Now, this isn’t a gotcha or trick question. It takes no position on the matter either way. It’s what the late “Meet the Press” moderator Tim Russert used to employ in interviews every Sunday: “You said (X and Y). Do you stand by those remarks now, given what we know about (X and Y)?”
“Yes, yes, yes. God love you, man. You’re a one-horse pony. I tell you. Thank you. Thank you. I promise you, my Justice Department will be totally on its own in making its judgments about how they should proceed,” Biden responded while walking away, in an apparent reference to the more common phrase “one-trick pony.”
So, to unpack that answer, Biden still believes the Russians are responsible for the FBI opening up an investigation into his son well before capturing his party’s nomination. That’s obviously the stuff of conspiracy theories and deserves further discussion and inquiry.
But The New York Times didn’t touch the Russian disinformation exchange, despite its three-byline story on the press conference. The Washington Post didn’t broach it either. Nor did CBS, ABC, NBC or CNN. What is it about the Hunter Biden investigation that forces news organizations to run the other way?
As for the president-elect’s pledge that his attorney general will act independently from the executive branch, consider this: The first attorney general who served under the Obama-Biden administration was Eric Holder, who once referred to himself as “the president’s wingman” while still actively running the Department of Justice.
“I’m still enjoying what I’m doing, there’s still work to be done. I’m still the president’s wingman, so I’m there with my boy,” he said in a radio interview in 2013.
Yep — totally independent.
How about Loretta Lynch, Holder’s successor during the Obama-Biden administration? Her signature moment was meeting former President Clinton on an Arizona airport tarmac at the height of an FBI investigation into then-Democratic nominee Hillary Clinton, in the midst of the presidential campaign, on June 27, 2016. Lynch, in the best punchline in a year of punchlines, said they just randomly happened to meet and discussed their grandchildren and golf. No word on whether beachfront property in Arizona was also broached.

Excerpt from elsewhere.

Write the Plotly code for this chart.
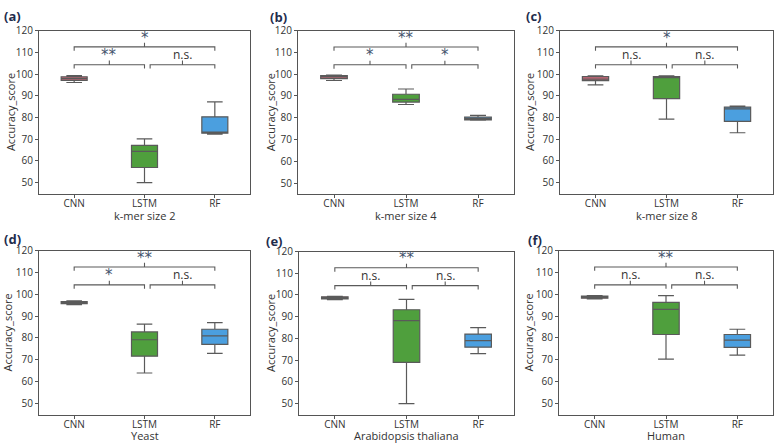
import plotly.graph_objects as go

# ---------------- data ----------------
MODELS = ["CNN", "LSTM", "RF"]
XTITLES = ["k-mer size 2", "k-mer size 4", "k-mer size 8", "Yeast", "Arabidopsis thaliana", "Human"]
YTITLE = "Accuracy_score"
PANEL_LABELS = ["(a)", "(b)", "(c)", "(d)", "(e)", "(f)"]

# rows: panels a..f ; columns: CNN, LSTM, RF
LOWER = [
    [96.1, 50.0, 72.3],
    [97.1, 86.1, 78.9],
    [95.0, 79.3, 73.0],
    [95.2, 64.0, 73.0],
    [97.9, 50.0, 73.0],
    [97.9, 70.3, 72.2],
]
Q1 = [
    [97.1, 57.0, 72.8],
    [98.0, 87.2, 79.0],
    [97.0, 88.7, 78.2],
    [95.7, 71.7, 77.1],
    [98.2, 69.0, 76.0],
    [98.2, 81.6, 75.7],
]
MEDIAN = [
    [97.9, 64.4, 73.2],
    [98.8, 88.4, 79.6],
    [97.7, 98.3, 84.0],
    [96.2, 79.2, 81.0],
    [98.9, 88.2, 79.0],
    [98.9, 93.1, 79.0],
]
Q3 = [
    [98.7, 67.2, 80.3],
    [99.3, 90.8, 80.3],
    [98.8, 98.8, 84.8],
    [96.6, 82.8, 84.0],
    [99.2, 93.2, 82.0],
    [99.2, 96.3, 81.6],
]
UPPER = [
    [99.3, 70.2, 87.2],
    [99.6, 93.2, 81.1],
    [99.2, 99.2, 85.2],
    [97.0, 86.3, 87.0],
    [99.4, 98.0, 85.0],
    [99.4, 99.4, 84.0],
]

# significance labels: CNN-LSTM, LSTM-RF, CNN-RF
SIG_LEFT = ["**", "*", "n.s.", "*", "n.s.", "n.s."]
SIG_RIGHT = ["n.s.", "*", "n.s.", "n.s.", "n.s.", "n.s."]
SIG_TOP = ["*", "**", "*", "**", "**", "**"]

COLORS = ["#d3697b", "#4f9f3d", "#4b9fdf"]

# ---------------- layout geometry (pixels) ----------------
W, H = 778, 443
X_DOM_PX = [(39, 250), (298, 514), (560, 773), (39, 250), (299, 514), (559, 773)]
Y_DOM_PX = [(23, 189), (23, 189.5), (23, 189), (247, 414), (248, 414), (247, 414)]
LABEL_POS_PX = [(2, 8), (268, 9), (524, 8), (2, 235), (264, 237), (526, 236)]
YTITLE_X_PX = [10, 270, 529, 8, 270, 529]
XTITLE_GAP_PX = [22, 22, 22, 21, 21, 21]

FONT = "Open Sans, DejaVu Sans, sans-serif"
AXCOL = "#555555"
TXTCOL = "#333333"

fig = go.Figure()
shapes = []
annotations = []

LOW_LINE, TOP_LINE = 104.3, 112.5
DROP, NOTCH = 1.8, 1.9


def bracket(x0, x1, yl, xr, yr):
    xm = (x0 + x1) / 2
    path = (f"M {x0},{yl - DROP} L {x0},{yl} L {x1},{yl} L {x1},{yl - DROP} "
            f"M {xm},{yl} L {xm},{yl + NOTCH}")
    return dict(type="path", path=path, xref=xr, yref=yr,
                line=dict(color="#5a5a5a", width=1.1))


for p in range(6):
    sfx = "" if p == 0 else str(p + 1)
    xr, yr = "x" + sfx, "y" + sfx
    for i, m in enumerate(MODELS):
        fig.add_trace(go.Box(
            x=[i], q1=[Q1[p][i]], median=[MEDIAN[p][i]], q3=[Q3[p][i]],
            lowerfence=[LOWER[p][i]], upperfence=[UPPER[p][i]],
            orientation="v", xaxis=xr, yaxis=yr,
            fillcolor=COLORS[i], line=dict(color="#5a5a5a", width=1.2),
            width=0.37, whiskerwidth=0.6, showlegend=False, boxpoints=False,
            name=m,
        ))
    x0, x1 = X_DOM_PX[p]
    ytop, ybot = Y_DOM_PX[p]
    fig.layout["xaxis" + sfx] = dict(
        domain=[x0 / W, x1 / W], anchor=yr, range=[-0.5, 2.5],
        tickvals=[0, 1, 2], ticktext=MODELS,
        showline=True, mirror=True, linecolor=AXCOL, linewidth=1,
        ticks="outside", ticklen=3, tickcolor=AXCOL, showgrid=False, zeroline=False,
        tickfont=dict(size=10, color=TXTCOL, family=FONT), ticklabelstandoff=-3,
    )
    fig.layout["yaxis" + sfx] = dict(
        domain=[1 - ybot / H, 1 - ytop / H], anchor=xr, range=[45, 120],
        tickvals=[50, 60, 70, 80, 90, 100, 110, 120],
        showline=True, mirror=True, linecolor=AXCOL, linewidth=1,
        ticks="outside", ticklen=3, tickcolor=AXCOL, showgrid=False, zeroline=False,
        tickfont=dict(size=10, color=TXTCOL, family=FONT),
    )
    # axis titles as annotations (tight spacing as in the reference)
    annotations.append(dict(
        x=(x0 + x1) / 2 / W, y=1 - (ybot + XTITLE_GAP_PX[p]) / H, xref="paper", yref="paper",
        text=XTITLES[p], showarrow=False, xanchor="center", yanchor="middle",
        font=dict(size=11, color=TXTCOL, family=FONT),
    ))
    annotations.append(dict(
        x=YTITLE_X_PX[p] / W, y=1 - (ytop + ybot) / 2 / H, xref="paper", yref="paper",
        text=YTITLE, showarrow=False, xanchor="center", yanchor="middle", textangle=-90,
        font=dict(size=11, color=TXTCOL, family=FONT),
    ))
    # brackets
    pairs = [((0, 1.0), LOW_LINE, SIG_LEFT[p]), ((1.08, 2.0), LOW_LINE, SIG_RIGHT[p]),
             ((0, 2.0), TOP_LINE, SIG_TOP[p])]
    for (a, b), yl, txt in pairs:
        shapes.append(bracket(a, b, yl, xr, yr))
        star = "*" in txt
        ty = (yl + 4.3) if star else (yl + 4.8)
        annotations.append(dict(
            x=(a + b) / 2, y=ty, xref=xr, yref=yr, text=txt,
            showarrow=False, yanchor="middle", xanchor="center",
            font=dict(size=15 if star else 12,
                      family="DejaVu Sans" if star else FONT,
                      color="#44546c" if star else TXTCOL),
        ))
    lx, ly = LABEL_POS_PX[p]
    annotations.append(dict(
        x=lx / W, y=1 - ly / H, xref="paper", yref="paper", text="<b>" + PANEL_LABELS[p] + "</b>",
        showarrow=False, xanchor="left", yanchor="middle",
        font=dict(size=13, family=FONT, color="#1f2d4d"),
    ))

fig.update_layout(
    width=W, height=H, margin=dict(l=0, r=0, t=0, b=0),
    paper_bgcolor="white", plot_bgcolor="white",
    shapes=shapes, annotations=annotations,
    font=dict(family=FONT),
)

POST = (
    "var d=document.getElementById('{plot_id}');"
    "d.style.position='absolute';d.style.top='0px';d.style.left='0px';"
    "document.documentElement.style.overflow='hidden';"
    "document.body.style.margin='0px';document.body.style.padding='0px';"
    "document.body.style.overflow='hidden';"
)

fig.write_html("out.html", config={"displayModeBar": False}, post_script=POST)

“The attorney general of the United States of America is not the president’s lawyer,” Biden said. “I will appoint someone I expect to enforce the law as the law is written, not guided by me.”
An easy follow-up there would have been to broach Holder and/or Lynch. But Biden doesn’t get asked too many follow-up questions, in an effort to keep him in his safe space. That’s what keeps you from getting boxed out, after all.
Joe Concha is a media and politics columnist for The Hill and a Fox News Channel contributor.